Validating your Loki migration is crucial for several reasons:

  • Data Integrity: Ensures all logs are correctly transferred and accessible
  • Query Functionality: Confirms that LogQL queries return expected results
  • Performance Assessment: Verifies that the system meets performance requirements
  • Alerting Verification: Ensures monitoring alerts work as expected
  • User Acceptance: Builds confidence among team members using the new system

Without proper validation, you risk operational blindspots, missing data, or degraded monitoring capabilities that could impact your ability to troubleshoot issues in production.

Key Validation Areas

1. Log Ingestion Validation

Confirming that logs are being properly ingested is the first step in validating your migration.

Validation Steps:

  1. Volume Verification

Check that the expected volume of logs is being received:

bash
# Using logcli to check ingestion rate
logcli query --from=1h "{job=\"system\"}" --analyze-labels

Expected output:

Active series: 326
Chunks: 1,432
Bytes: 38.2 MB
Labels with high cardinality:
instance (245 values)
  1. Label Verification

Ensure that labels are correctly applied to incoming logs:

bash
# List all label values for a specific label
logcli labels instance --from=1h
  1. Create a Test Log Entry

Generate a unique, identifiable log entry and confirm it appears in Loki:

bash
# Generate a test log with timestamp
echo "LOKI_MIGRATION_TEST_$(date +%s)" | logger -t migration-test

# Query for the test log
logcli query '{app="migration-test"} |= "LOKI_MIGRATION_TEST"' --from=5m

2. Query Performance Validation

Evaluate LogQL query performance against your requirements.

Validation Steps:

  1. Basic Query Testing

Test basic log retrieval:

bash
# Time a simple query
time logcli query '{job="nginx"}' --limit=1000 --from=1h
  1. Complex Query Testing

Test more complex queries that use filters, regex, and aggregations:

bash
# Complex query with parsing and filtering
logcli query '{job="nginx"} | json | status=~"5.." | rate[5m]' --from=1h
  1. Query Benchmark

Create a script to benchmark different query patterns:

python
import time
import subprocess

queries = [
'{job="nginx"}',
'{job="nginx"} |= "GET"',
'{job="nginx"} | json | status >= 400',
'{job="nginx"} | logfmt | duration > 200ms'
]

for query in queries:
start = time.time()
subprocess.run(["logcli", "query", query, "--from=1h", "--quiet"])
duration = time.time() - start
print(f"Query: {query} - Duration: {duration:.2f}s")
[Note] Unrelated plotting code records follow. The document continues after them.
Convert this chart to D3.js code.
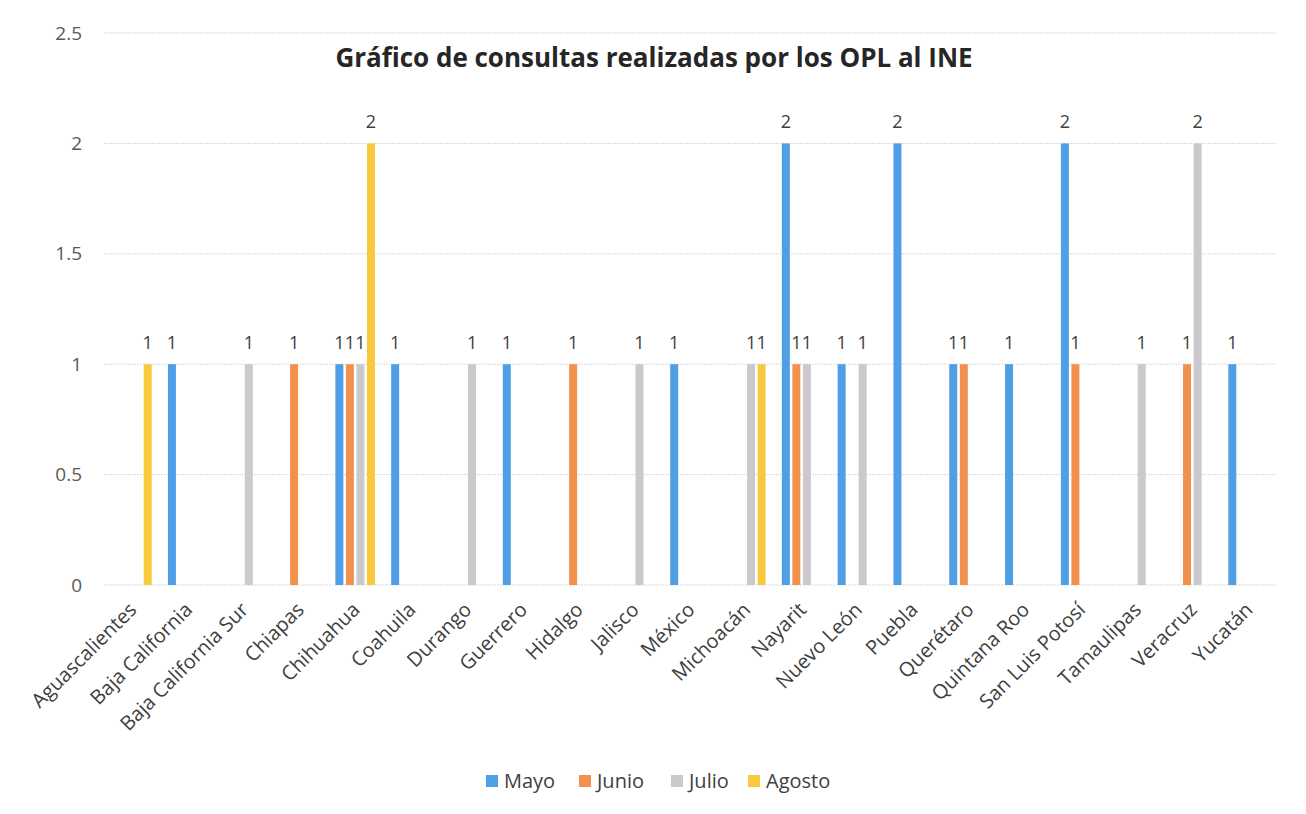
<!DOCTYPE html>
<html><head><meta charset="utf-8">
<script src="https://cdn.jsdelivr.net/npm/d3@7"></script>
<style>
html,body{margin:0;padding:0;background:#fff;}
svg{display:block;}
</style></head>
<body>
<svg id="chart" width="1306" height="814"></svg>
<script>
const categories = ["Aguascalientes","Baja California","Baja California Sur","Chiapas","Chihuahua","Coahuila","Durango","Guerrero","Hidalgo","Jalisco","México","Michoacán","Nayarit","Nuevo León","Puebla","Querétaro","Quintana Roo","San Luis Potosí","Tamaulipas","Veracruz","Yucatán"];
const seriesNames = ["Mayo","Junio","Julio","Agosto"];
const mayo   = [0,1,0,0,1,1,0,1,0,0,1,0,2,1,2,1,1,2,0,0,1];
const junio  = [0,0,0,1,1,0,0,0,1,0,0,0,1,0,0,1,0,1,0,1,0];
const julio  = [0,0,1,0,1,0,1,0,0,1,0,1,1,1,0,0,0,0,1,2,0];
const agosto = [1,0,0,0,2,0,0,0,0,0,0,1,0,0,0,0,0,0,0,0,0];
const yTicks = [0,0.5,1,1.5,2,2.5];
const colors = ["#4E9FE5","#F2914E","#C9C9CE","#F8C93C"];
const seriesValues = [mayo, junio, julio, agosto];
const title = "Gráfico de consultas realizadas por los OPL al INE";

const svg = d3.select("#chart");
const pL = 104, pR = 1276, pT = 33, pB = 585;

const x0 = d3.scaleBand().domain(categories).range([pL, pR]).padding(0);
const groupW = 40;
const x1 = d3.scaleBand().domain(seriesNames)
  .range([(x0.bandwidth()-groupW)/2, (x0.bandwidth()+groupW)/2]).paddingInner(0.2).paddingOuter(0);
const y = d3.scaleLinear().domain([0,2.5]).range([pB, pT]);
const color = d3.scaleOrdinal().domain(seriesNames).range(colors);

// gridlines
svg.append("g").selectAll("line").data(yTicks).join("line")
  .attr("x1", pL).attr("x2", pR)
  .attr("y1", d=>y(d)).attr("y2", d=>y(d))
  .attr("stroke", "#d9d9d9").attr("stroke-width", 1).attr("stroke-dasharray","2,1");

// y axis labels
const yAxis = d3.axisLeft(y).tickValues(yTicks).tickSize(0).tickPadding(0).tickFormat(d3.format("~g"));
const ya = svg.append("g").attr("transform", `translate(82,0)`).call(yAxis);
ya.select(".domain").remove();
ya.selectAll("text").attr("font-family","'Open Sans', sans-serif").attr("font-size",19).attr("fill","#595959");

// bars
const data = [];
categories.forEach((c,i)=>{
  seriesNames.forEach((s,j)=>{
    data.push({cat:c, series:s, value:seriesValues[j][i]});
  });
});
const barW = 8;
svg.append("g").selectAll("rect").data(data.filter(d=>d.value>0)).join("rect")
  .attr("x", d=>x0(d.cat)+x1(d.series)+(x1.bandwidth()-barW)/2)
  .attr("width", barW)
  .attr("y", d=>y(d.value))
  .attr("height", d=>y(0)-y(d.value))
  .attr("fill", d=>color(d.series));

// value labels
svg.append("g").selectAll("text").data(data.filter(d=>d.value>0)).join("text")
  .attr("x", d=>x0(d.cat)+x1(d.series)+x1.bandwidth()/2)
  .attr("y", d=>y(d.value)-15)
  .attr("text-anchor","middle")
  .attr("font-family","'Open Sans', sans-serif").attr("font-size",18)
  .attr("fill","#404040")
  .text(d=>d.value);

// x labels
const xAxis = d3.axisBottom(x0).tickSize(0).tickPadding(0);
const xa = svg.append("g").attr("transform", `translate(0,${pB})`).call(xAxis);
xa.select(".domain").remove();
xa.selectAll("text")
  .attr("font-family","'Open Sans', sans-serif").attr("font-size",20).attr("fill","#404040")
  .attr("text-anchor","end").attr("dy","0.35em")
  .attr("transform","translate(1,21) rotate(-45)");

// title
svg.append("text").attr("x",654).attr("y",67).attr("text-anchor","middle")
  .attr("font-family","'Open Sans', sans-serif").attr("font-weight","bold").attr("font-size",26)
  .attr("fill","#262626").text(title);

// legend
const legendX = [486, 579, 671, 748];
const lg = svg.append("g");
seriesNames.forEach((s,i)=>{
  lg.append("rect").attr("x",legendX[i]).attr("y",775).attr("width",12).attr("height",12).attr("fill",color(s));
  lg.append("text").attr("x",legendX[i]+18).attr("y",788)
    .attr("font-family","'Open Sans', sans-serif").attr("font-size",20).attr("fill","#404040").text(s);
});
</script>
</body></html>
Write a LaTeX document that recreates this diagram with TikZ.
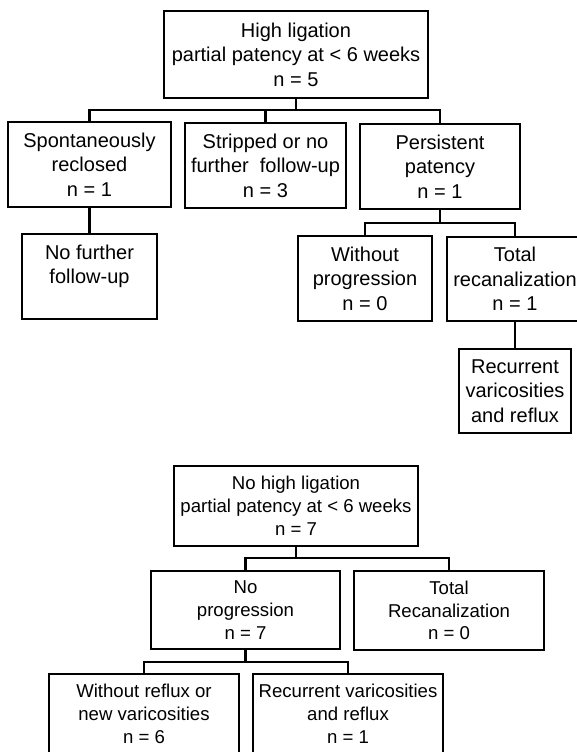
\documentclass[tikz,border=0pt]{standalone}
\usepackage{fontspec}
\setmainfont{Liberation Sans}
\usepackage{tikz}
\usetikzlibrary{calc}

\begin{document}
\begin{tikzpicture}[x=1bp,y=-1bp,line width=2.1bp]
	\tikzstyle{kasten}=[draw,align=center,inner sep=2bp,font=\fontsize{20bp}{24.5bp}\selectfont];
	\tikzstyle{kleinkasten}=[kasten,font=\fontsize{18.6bp}{22.8bp}\selectfont];
%<--------------------------------------------------------------------------->%
	\useasboundingbox (0,0) rectangle (577,752);
	%% High ligation
	\node[kasten,minimum width=264bp,minimum height=87bp] (HL) at (296,54.5) {High ligation\\partial patency at < 6 weeks\\n = 5};
	\node[kasten,minimum width=163bp,minimum height=85bp] (SR) at (89.5,164.5) {Spontaneously\\reclosed\\n = 1};
	\node[kasten,minimum width=161bp,minimum height=85bp] (ST) at (265.5,165.5) {Stripped or no\\further~ follow-up\\n = 3};
	\node[kasten,minimum width=160bp,minimum height=85bp] (PP) at (440,166.5) {Persistent\\patency\\n = 1};
	\node[kasten,minimum width=135bp,minimum height=85bp] (NF) at (89.5,276.5) {No further\\follow-up\\~};
	\node[kasten,minimum width=134bp,minimum height=85bp] (WP) at (365,278.5) {Without\\progression\\n = 0};
	\node[kasten,minimum width=136bp,minimum height=84bp] (TR) at (515,279) {Total\\recanalization\\n = 1};
	\node[kasten,minimum width=112bp,minimum height=84bp] (RV) at (515,391) {Recurrent\\varicosities\\and reflux};
	\coordinate (hlbar) at (296,110);
	\coordinate (ppbar) at (440,223);
	\draw (HL.south) -- (hlbar);
	\draw (SR.north) |- (hlbar) -| (PP.north);
	\draw (ST.north) -- (ST.north |- hlbar);
	\draw (SR.south) -- (NF.north);
	\draw (PP.south) -- (ppbar);
	\draw (WP.north) |- (ppbar) -| (TR.north);
	\draw (TR.south) -- (RV.north);
	%% No high ligation
	\node[kleinkasten,minimum width=244bp,minimum height=80bp] (NH) at (296,506) {No high ligation\\partial patency at < 6 weeks\\n = 7};
	\node[kleinkasten,minimum width=189bp,minimum height=78bp] (NP) at (245.5,610) {No\\progression\\n = 7};
	\node[kleinkasten,minimum width=190bp,minimum height=79bp] (TT) at (449,610.5) {Total\\Recanalization\\n = 0};
	\node[kleinkasten,minimum width=190bp,minimum height=80bp] (WR) at (144,714) {Without reflux or\\new varicosities\\n = 6};
	\node[kleinkasten,minimum width=190bp,minimum height=80bp] (RR) at (348,714) {Recurrent varicosities\\and reflux\\n = 1};
	\coordinate (nhbar) at (296,558);
	\coordinate (npbar) at (245.5,662);
	\draw (NH.south) -- (nhbar);
	\draw (NP.north) |- (nhbar) -| (TT.north);
	\draw (NP.south) -- (npbar);
	\draw (WR.north) |- (npbar) -| (RR.north);
\end{tikzpicture}
\end{document}
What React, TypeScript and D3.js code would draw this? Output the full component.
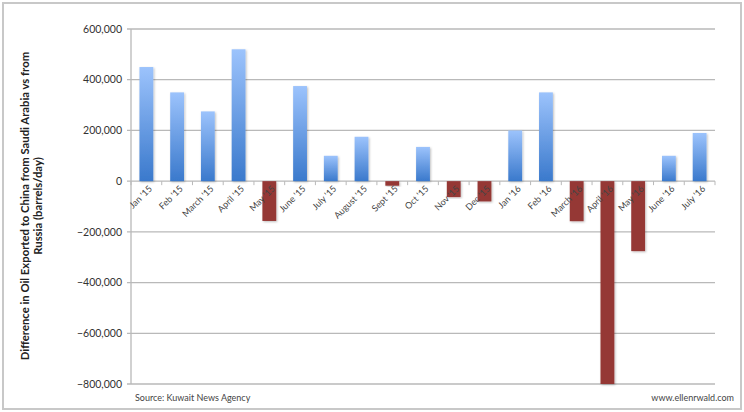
import React from "react";
import * as d3 from "d3";

const categories = ["Jan '15","Feb '15","March '15","April '15","May '15","June '15","July '15","August '15","Sept '15","Oct '15","Nov '15","Dec '15","Jan '16","Feb '16","March '16","April '16","May '16","June '16","July '16"];
const values = [450000,350000,275000,520000,-157000,375000,100000,175000,-18000,135000,-63000,-80000,200000,350000,-158000,-800000,-276000,100000,190000];
const yTicks = [600000,400000,200000,0,-200000,-400000,-600000,-800000];

const W = 744, H = 412;
const FONT = "'Lato', 'Open Sans', 'DejaVu Sans', sans-serif";

export default function App() {
  const x = d3.scaleBand<string>().domain(categories).range([131, 715]).paddingInner(0.55).paddingOuter(0.275);
  const y = d3.scaleLinear().domain([-800000, 600000]).range([384, 29]);
  const fmt = d3.format(",");
  const y0 = y(0);
  const step = x.step();
  const bounds = d3.range(categories.length + 1).map(i => 131 + i * step);
  return (
    <svg width={W} height={H} style={{ position: "absolute", left: 0, top: 0 }}>
      <defs>
        <linearGradient id="blueGrad" x1="0" y1="0" x2="0" y2="1">
          <stop offset="0%" stopColor="#9cc3fc" />
          <stop offset="100%" stopColor="#3a79cc" />
        </linearGradient>
        <filter id="shadow" x="-30%" y="-10%" width="160%" height="120%">
          <feDropShadow dx="1" dy="1" stdDeviation="0.8" floodColor="#000" floodOpacity="0.25" />
        </filter>
      </defs>
      <rect x={0} y={0} width={W} height={H} fill="#fff" />
      <rect x={3} y={3} width={738} height={406} fill="none" stroke="#c8c8c8" strokeWidth={2} />
      {yTicks.map(t => (
        <g key={t}>
          <line x1={127} x2={715} y1={y(t)} y2={y(t)} stroke="#b9b9b9" strokeWidth={1.3} />
          <text x={122} y={y(t)} dy="0.35em" textAnchor="end" fontFamily={FONT} fontSize={10.5} fill="#333">{fmt(t)}</text>
        </g>
      ))}
      <line x1={131} x2={131} y1={y(600000)} y2={y(-800000)} stroke="#b9b9b9" strokeWidth={1.3} />
      {bounds.map((b, i) => (
        <line key={i} x1={b} x2={b} y1={y0} y2={y0 + 4} stroke="#b9b9b9" strokeWidth={1} />
      ))}
      {categories.map((c, i) => {
        const v = values[i];
        const top = v >= 0 ? y(v) : y0;
        const h = Math.abs(y(v) - y0);
        return (
          <rect key={c} x={x(c)} y={top} width={x.bandwidth()} height={h}
            fill={v >= 0 ? "url(#blueGrad)" : "#953735"} filter="url(#shadow)" />
        );
      })}
      {categories.map(c => {
        const cx = (x(c) as number) + x.bandwidth() / 2 + 4;
        const cy = y0 + 6;
        return (
          <text key={c} transform={`translate(${cx},${cy}) rotate(-45)`} textAnchor="end" dy="0.35em"
            fontFamily={FONT} fontSize={9} fill="#444">{c}</text>
        );
      })}
      <text transform={`translate(25,206) rotate(-90)`} textAnchor="middle" dy="0.35em" fontFamily={FONT} fontSize={11.3} fontWeight="bold" fill="#222">
        Difference in Oil Exported to China from Saudi Arabia vs from
      </text>
      <text transform={`translate(38,206) rotate(-90)`} textAnchor="middle" dy="0.35em" fontFamily={FONT} fontSize={11.3} fontWeight="bold" fill="#222">
        Russia (barrels/day)
      </text>
      <text x={135} y={401} fontFamily={FONT} fontSize={9} fill="#444">Source: Kuwait News Agency</text>
      <text x={734} y={401} textAnchor="end" fontFamily={FONT} fontSize={9} fill="#444">www.ellenrwald.com</text>
    </svg>
  );
}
3. Data Retention Validation

Verify that your retention policies are correctly implemented.

Validation Steps:

  1. Retention Configuration Check

Review your configured retention period:

bash
# Check compactor config
kubectl get configmap -n loki loki-compactor-config -o yaml
  1. Historical Data Access

Confirm that you can query logs at the boundaries of your retention period:

bash
# Query oldest expected data
logcli query '{job="nginx"}' --from=30d --to=29d --limit=10
  1. Storage Utilization

Monitor storage growth to ensure it aligns with expectations:

bash
# If using Prometheus metrics
curl -s http://loki:3100/metrics | grep loki_ingester_memory_chunks

4. Comparison Validation

Compare query results between your old logging system and Loki to ensure data consistency.

Validation Steps:

  1. Query Equivalent Logs

Run the same query in both systems and compare results:

bash
# Example: Query in old system (e.g., Elasticsearch)
curl -s -X GET "elasticsearch:9200/logs/_search?q=service:api+AND+level:error&size=50"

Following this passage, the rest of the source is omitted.